I think the much better language would be the "no language" database. Throw portability to the wind and just have the client ship the query plan directly. The frontend to the database is howerver you want to expose it in your language of choice. I don't think there's any hope of getting disparate db vendors to agree on a compatible frontend language. It seems easier to externalize it.

The closest existing database to this ideal is probably FoundationDB although it also externalizes the query planner, which I don't necessarily consider a downside.


There are some databases you need to write code to interface with.
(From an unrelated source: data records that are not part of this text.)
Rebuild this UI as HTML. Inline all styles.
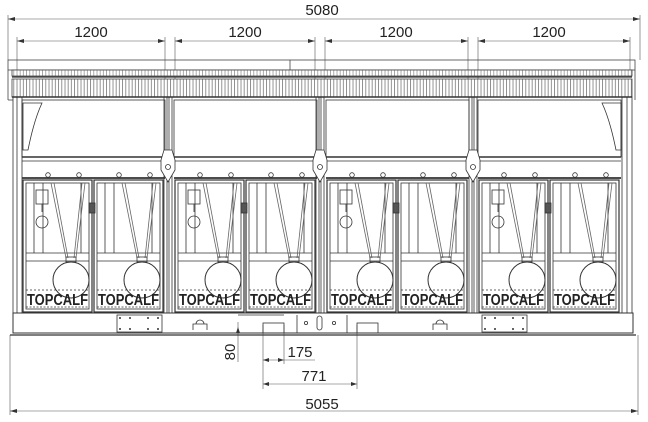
<!DOCTYPE html>
<html><head><meta charset="utf-8"><style>
html,body{margin:0;padding:0;background:#fff;width:648px;height:422px;overflow:hidden}
svg{display:block}
text{font-family:"Liberation Sans",sans-serif;fill:#222}
.t{font-family:"Liberation Sans",sans-serif;font-weight:bold;fill:#444}
</style></head><body>
<svg width="648" height="422" viewBox="0 0 648 422" xmlns="http://www.w3.org/2000/svg">
<defs>
<pattern id="grill" width="3.2" height="20" patternUnits="userSpaceOnUse">
<rect width="3.2" height="20" fill="#fff"/><line x1="1" y1="0" x2="1" y2="20" stroke="#777" stroke-width="0.8"/>
</pattern>
<pattern id="grill2" width="3.2" height="5" patternUnits="userSpaceOnUse">
<rect width="3.2" height="5" fill="#fff"/><line x1="1" y1="0" x2="1" y2="5" stroke="#888" stroke-width="0.7"/>
</pattern>
<g id="gate" fill="none" stroke="#333" stroke-width="0.8">
<rect x="0" y="180" width="69" height="132" stroke-width="1.2"/>
<rect x="3" y="183" width="63" height="126"/>
<line x1="3" y1="253" x2="66" y2="253"/><line x1="3" y1="261" x2="66" y2="261"/>
<line x1="11" y1="183" x2="11" y2="253"/><line x1="20" y1="183" x2="20" y2="253"/>
<line x1="58" y1="183" x2="58" y2="253"/>
<line x1="28" y1="183" x2="43" y2="258" stroke="#666"/><line x1="31" y1="183" x2="45" y2="258" stroke="#666"/>
<line x1="62" y1="183" x2="53" y2="258" stroke="#666"/><line x1="59" y1="183" x2="51" y2="258" stroke="#666"/>
<circle cx="48" cy="280" r="18" stroke-width="1"/>
<rect x="43" y="257" width="10" height="5"/>
<line x1="3" y1="290" x2="66" y2="290" stroke-dasharray="2 2"/>
<line x1="3" y1="307" x2="66" y2="307" stroke-dasharray="2 1.5"/>
</g>
<g id="bay" fill="none" stroke="#333" stroke-width="0.8">
<rect x="0" y="100" width="143" height="57"/>
<line x1="0" y1="157" x2="143" y2="157" stroke-width="1.5"/>
<line x1="0" y1="161" x2="143" y2="161"/>
<line x1="0" y1="178" x2="143" y2="178" stroke-width="1.8"/>
<circle cx="26" cy="175" r="2.3"/><circle cx="57" cy="175" r="2.3"/>
<circle cx="97" cy="175" r="2.3"/><circle cx="128" cy="175" r="2.3"/>
<use href="#gate" x="1"/><use href="#gate" x="72"/>
<rect x="67" y="203" width="6" height="10" fill="#555"/>
<rect x="14" y="190" width="12" height="14"/><line x1="20" y1="204" x2="20" y2="212"/>
<circle cx="20" cy="222" r="6"/>
</g>
<g id="post" fill="none" stroke="#333" stroke-width="0.8">
<rect x="-4" y="97" width="8" height="216"/><line x1="-1" y1="97" x2="-1" y2="313"/><line x1="1" y1="97" x2="1" y2="313"/>
<path d="M-4 150 L-7 160 L-7 170 L0 182 L7 170 L7 160 L4 150 Z" fill="#fff"/>
<circle cx="0" cy="167" r="2.5"/>
</g>
</defs>

<g stroke="#555" stroke-width="0.6" fill="none">
<line x1="8" y1="19" x2="640" y2="19"/>
<line x1="8" y1="15" x2="8" y2="60"/><line x1="640" y1="15" x2="640" y2="60"/>
<line x1="17" y1="41" x2="165" y2="41"/><line x1="175" y1="41" x2="315" y2="41"/>
<line x1="325" y1="41" x2="468" y2="41"/><line x1="478" y1="41" x2="630" y2="41"/>
<line x1="17" y1="37" x2="17" y2="72"/><line x1="165" y1="37" x2="165" y2="80"/>
<line x1="175" y1="37" x2="175" y2="80"/><line x1="315" y1="37" x2="315" y2="80"/>
<line x1="325" y1="37" x2="325" y2="80"/><line x1="468" y1="37" x2="468" y2="80"/>
<line x1="478" y1="37" x2="478" y2="80"/><line x1="630" y1="37" x2="630" y2="72"/>
<line x1="10" y1="335" x2="10" y2="415"/><line x1="638" y1="335" x2="638" y2="415"/>
<line x1="10" y1="411" x2="638" y2="411"/>
<line x1="263" y1="325" x2="263" y2="389"/><line x1="284" y1="325" x2="284" y2="364"/>
<line x1="357" y1="325" x2="357" y2="389"/>
<line x1="263" y1="360" x2="315" y2="360"/><line x1="263" y1="384" x2="357" y2="384"/>
<line x1="238" y1="322" x2="238" y2="362"/>
</g>
<g fill="#333">
<path d="M8 19 l7 -2 v4z"/><path d="M640 19 l-7 -2 v4z"/>
<path d="M17 41 l7 -2 v4z"/><path d="M165 41 l-7 -2 v4z"/><path d="M175 41 l7 -2 v4z"/><path d="M315 41 l-7 -2 v4z"/>
<path d="M325 41 l7 -2 v4z"/><path d="M468 41 l-7 -2 v4z"/><path d="M478 41 l7 -2 v4z"/><path d="M630 41 l-7 -2 v4z"/>
<path d="M10 411 l7 -2 v4z"/><path d="M638 411 l-7 -2 v4z"/>
<path d="M263 360 l6 -2 v4z"/><path d="M284 360 l-6 -2 v4z"/>
<path d="M263 384 l6 -2 v4z"/><path d="M357 384 l-6 -2 v4z"/>
<path d="M238 327 l-2 6 h4z"/>
</g>
<text x="322" y="15" font-size="15" text-anchor="middle">5080</text>
<text x="91" y="37" font-size="15" text-anchor="middle">1200</text>
<text x="245" y="37" font-size="15" text-anchor="middle">1200</text>
<text x="396" y="37" font-size="15" text-anchor="middle">1200</text>
<text x="549" y="37" font-size="15" text-anchor="middle">1200</text>
<text x="300" y="357" font-size="15" text-anchor="middle">175</text>
<text x="314" y="381" font-size="15" text-anchor="middle">771</text>
<text x="322" y="409" font-size="15" text-anchor="middle">5055</text>
<text x="0" y="0" font-size="15" text-anchor="middle" transform="translate(235,352) rotate(-90)">80</text>

<g fill="none" stroke="#444" stroke-width="0.8">
<rect x="8" y="60" width="627" height="10"/>
<line x1="8" y1="70" x2="8" y2="100"/><line x1="8" y1="100" x2="13" y2="100"/>
<line x1="290" y1="60" x2="290" y2="70"/>
<line x1="635" y1="70" x2="635" y2="100"/>
</g>
<rect x="12" y="70" width="620" height="6" fill="url(#grill2)" stroke="#444" stroke-width="0.8"/>
<rect x="12" y="79" width="620" height="18" fill="url(#grill)" stroke="#444" stroke-width="0.8"/>
<line x1="12" y1="77" x2="632" y2="77" stroke="#333" stroke-width="1.2"/>
<line x1="12" y1="97" x2="632" y2="97" stroke="#333" stroke-width="1.5"/>

<use href="#bay" x="22"/>
<use href="#bay" x="174"/>
<use href="#bay" x="326"/>
<use href="#bay" x="478"/>
<use href="#post" x="168"/><use href="#post" x="320"/><use href="#post" x="473"/>
<g fill="none" stroke="#333" stroke-width="0.8">
<rect x="13" y="97" width="9" height="216"/><line x1="17" y1="97" x2="17" y2="313"/>
<rect x="622" y="97" width="10" height="216"/><line x1="627" y1="97" x2="627" y2="313"/>
<path d="M23 103 L42 103 Q34 120 28 150 L23 150 Z"/>
<path d="M621 103 L602 103 Q610 120 616 150 L621 150 Z"/>
<rect x="13" y="313" width="620" height="20" stroke-width="1"/>
<line x1="10" y1="335" x2="636" y2="335" stroke-width="1.2"/>
<rect x="117" y="315" width="45" height="17"/>
<rect x="482" y="315" width="45" height="17"/>
<line x1="238" y1="315" x2="284" y2="315"/>
<rect x="263" y="323" width="21" height="10"/>
<rect x="357" y="323" width="21" height="10"/>
<line x1="297" y1="315" x2="297" y2="333"/><line x1="347" y1="315" x2="347" y2="333"/>
<rect x="317" y="316" width="5" height="14" rx="2.5"/>
<circle cx="306" cy="323" r="1.6"/><circle cx="334" cy="323" r="1.6"/>
<path d="M193 330 v-6 h14 v6 M196 324 a4 4 0 0 1 8 0"/>
<path d="M433 330 v-6 h14 v6 M436 324 a4 4 0 0 1 8 0"/>
</g>
<g fill="#333">
<circle cx="120" cy="318" r="1"/><circle cx="130" cy="318" r="1"/><circle cx="148" cy="318" r="1"/><circle cx="158" cy="318" r="1"/>
<circle cx="120" cy="329" r="1"/><circle cx="130" cy="329" r="1"/><circle cx="148" cy="329" r="1"/><circle cx="158" cy="329" r="1"/>
<circle cx="485" cy="318" r="1"/><circle cx="495" cy="318" r="1"/><circle cx="513" cy="318" r="1"/><circle cx="523" cy="318" r="1"/>
<circle cx="485" cy="329" r="1"/><circle cx="495" cy="329" r="1"/><circle cx="513" cy="329" r="1"/><circle cx="523" cy="329" r="1"/>
</g>

<g class="t" font-size="16">
<text x="27" y="305" textLength="61" lengthAdjust="spacingAndGlyphs">TOPCALF</text>
<text x="98" y="305" textLength="61" lengthAdjust="spacingAndGlyphs">TOPCALF</text>
<text x="179" y="305" textLength="61" lengthAdjust="spacingAndGlyphs">TOPCALF</text>
<text x="250" y="305" textLength="61" lengthAdjust="spacingAndGlyphs">TOPCALF</text>
<text x="331" y="305" textLength="61" lengthAdjust="spacingAndGlyphs">TOPCALF</text>
<text x="402" y="305" textLength="61" lengthAdjust="spacingAndGlyphs">TOPCALF</text>
<text x="483" y="305" textLength="61" lengthAdjust="spacingAndGlyphs">TOPCALF</text>
<text x="554" y="305" textLength="61" lengthAdjust="spacingAndGlyphs">TOPCALF</text>
</g>
</svg>
</body></html>
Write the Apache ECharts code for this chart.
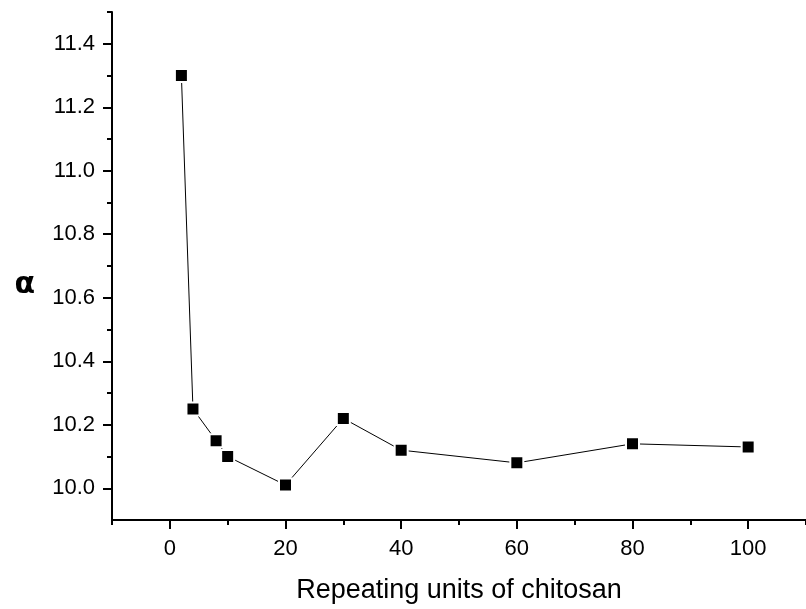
<!DOCTYPE html>
<html><head><meta charset="utf-8">
<script src="https://cdn.jsdelivr.net/npm/echarts@6/dist/echarts.min.js"></script>
<style>html,body{margin:0;padding:0;background:#fff}#c{width:806px;height:609px}</style>
</head><body><div id="c"></div>
<script>
const repeatUnits = [2, 4, 8, 10, 20, 30, 40, 60, 80, 100];
const alphaValues = [11.30, 10.25, 10.15, 10.10, 10.01, 10.22, 10.12, 10.08, 10.14, 10.13];
const xMajorTicks = [0, 20, 40, 60, 80, 100];
const xMinorTicks = [-10, 10, 30, 50, 70, 90, 110];
const yMajorTicks = [10.0, 10.2, 10.4, 10.6, 10.8, 11.0, 11.2, 11.4];
const yMinorTicks = [10.1, 10.3, 10.5, 10.7, 10.9, 11.1, 11.3, 11.5];
const xName = 'Repeating units of chitosan';
const yName = 'α';

const FONT = "'Liberation Sans', Arial, sans-serif";
const chart = echarts.init(document.getElementById('c'), null, {renderer: 'canvas'});
const axisLine = {show: true, onZero: false, lineStyle: {color: '#000', width: 2}};
const minorAxisCommon = {
  axisLine: {show: false, onZero: false}, axisLabel: {show: false}, splitLine: {show: false}
};
chart.setOption({
  animation: false,
  backgroundColor: '#fff',
  grid: {left: 112, top: 12, right: -5, bottom: 82, containLabel: false},
  xAxis: [{
    type: 'value', min: -10, max: 110, position: 'bottom',
    axisLine: axisLine,
    axisTick: {show: true, customValues: xMajorTicks, length: 9, lineStyle: {color: '#000', width: 2}},
    axisLabel: {customValues: xMajorTicks, margin: 18, color: '#000', fontSize: 22, fontFamily: FONT,
      formatter: v => String(v)},
    splitLine: {show: false},
    name: xName, nameLocation: 'middle', nameGap: 57,
    nameTextStyle: {color: '#000', fontSize: 27, fontFamily: FONT}
  }, Object.assign({
    type: 'value', min: -10, max: 110, position: 'bottom',
    axisTick: {show: true, customValues: xMinorTicks, length: 5, lineStyle: {color: '#000', width: 2}}
  }, minorAxisCommon)],
  yAxis: [{
    type: 'value', min: 9.9, max: 11.5, position: 'left',
    axisLine: axisLine,
    axisTick: {show: true, customValues: yMajorTicks, length: 9, lineStyle: {color: '#000', width: 2}},
    axisLabel: {customValues: yMajorTicks, margin: 17, color: '#000', fontSize: 22, fontFamily: FONT,
      formatter: v => Number(v).toFixed(1)},
    splitLine: {show: false},
    name: yName, nameLocation: 'middle', nameGap: 77, nameRotate: 0,
    nameTextStyle: {color: '#000', fontSize: 30, fontWeight: 'bold', fontFamily: "'DejaVu Sans', sans-serif",
      verticalAlign: 'top', padding: [4, 0, 0, 0]}
  }, Object.assign({
    type: 'value', min: 9.9, max: 11.5, position: 'left', offset: 0,
    axisTick: {show: true, customValues: yMinorTicks, length: 5, lineStyle: {color: '#000', width: 2}}
  }, minorAxisCommon)],
  series: [{
    type: 'line',
    xAxisIndex: 0, yAxisIndex: 0,
    data: repeatUnits.map((x, i) => [x, alphaValues[i]]),
    symbol: 'rect', symbolSize: 13,
    itemStyle: {color: '#000', borderColor: '#fff', borderWidth: 2},
    lineStyle: {color: '#000', width: 1},
    emphasis: {disabled: true}
  }]
});
</script></body></html>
Somehow, one of the first things people need to add to them is a query language which is either SQL or something worse

I don't love SQL, but somehow the alternatives haven't beaten it yet


I like PRQL[0] - fixes stupid warts about SQL.

A few top line items:

  - trailing commas not an error
  - queries can be read/written in linear order, starting with from, and ending on select
  - trivial intermediary keywords (eg you define month_total, and then can re-use month_total in a following calculation, no need to duplicate the calculation logic)
  - no need for a separate `having` keyword when `where` can just be a filter on a group
There is nothing too ground-breaking about it. Just streamlines some logic into a more holistic experience.

[0] https://prql-lang.org/


> trivial intermediary keywords (eg you define month_total, and then can re-use month_total in a following calculation, no need to duplicate the calculation logic)

Postgres already has this.


Maybe I'm holding TFA wrong but to me it seems like they're hinting at wanting a Prolog-as-database that could also become widely used, unlike actual Prolog.

It's not hyper-performant and mega web scale but the object database and Prolog like query language that comes with Picolisp is quite fun and sometimes rather useful, and has helped me think differently about how to model things in the default SQL database engines.


It sounds interesting, although I have learnt both SQL and prolog and one was a lot easier


I'm actually uncertain whether you likely consider SQL or Prolog easier. To me both of them have a kind of late seventies feel that is kind of foreign compared to a lot of software stuff from the last quarter of a century.

Pilog is similar to both, the basics are kind of easy to learn, it's basically a bit of Lisp:ish syntax and keywords for 'give me a subset from these sets'. But it's a graph of objects instead of tables or atoms.